Dan Thompson
- Born: 22 April 2004 (age 22) Nuneaton, Warwickshire, England
- Nationality: British (English)

Career history
- 2019-2023: Leicester
- 2022: Sheffield
- 2024–2025: Ipswich
- 2024: Plymouth
- 2025: Glasgow

Individual honours
- 2023: British Under-19 Championship

Team honours
- 2025: British champions
- 2019, 2022: National Development League
- 2019, 2022: National League Knock-out Cup
- 2022: National League Pairs

= Dan Thompson (speedway rider) =

British speedway rider

Daniel Thompson (born 22 April 2004) is a speedway rider from England.

== Speedway career ==
Along with his twin brother Joe, Thompson initially gained experience competing at junior level, and as a mascot for Leicester Lions. Thompson has raced in all three tiers of British Speedway.

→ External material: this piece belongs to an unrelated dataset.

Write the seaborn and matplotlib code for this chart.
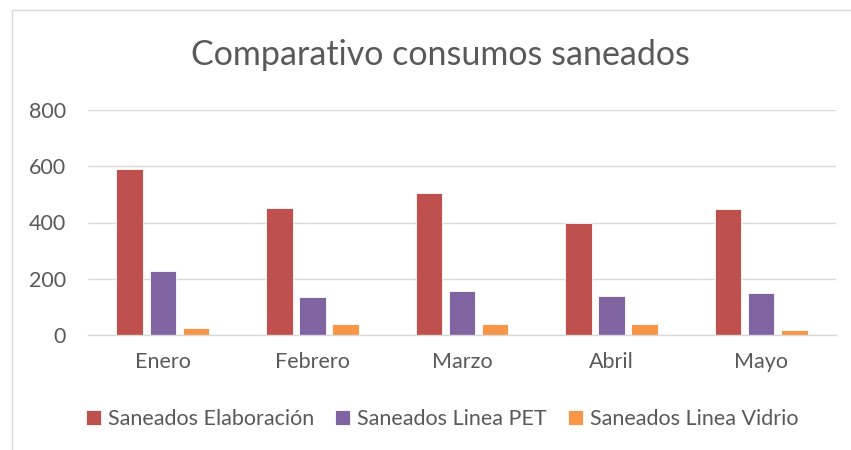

In 2019, he rode for the Leicester Lion Cubs before moving up to the Leicester Lions senior team for the 2021 SGB Championship season.

In 2022, Thompson continued to represent the Lions but also rode in the SGB Premiership for Sheffield Tigers, joining them as their number 8 rider. He helped the Lion Cubs dominate the season by winning the league, successfully defending their National League Knockout Cup title (from 2019) and winning the Pairs Championship, partnered by his brother Joe. In addition, he finished top of the NDL averages.

In 2023, Thompson re-signed for the Lions as they moved up a division for the SGB Premiership 2023 as their rising star and re-signed for Leicester Lion Cubs for the 2023 National Development League speedway season. Late in the 2023 season, he won the British Under-19 Championship.

Thompson signed for Ipswich Witches in the Premiership for the 2024 season. and joined the Plymouth Gladiators for the 2024 Championship season. The following season, he signed for Glasgow Tigers for the SGB Championship 2025.

In 2025, Thompson helped Ipswich win the SGB Premiership 2025.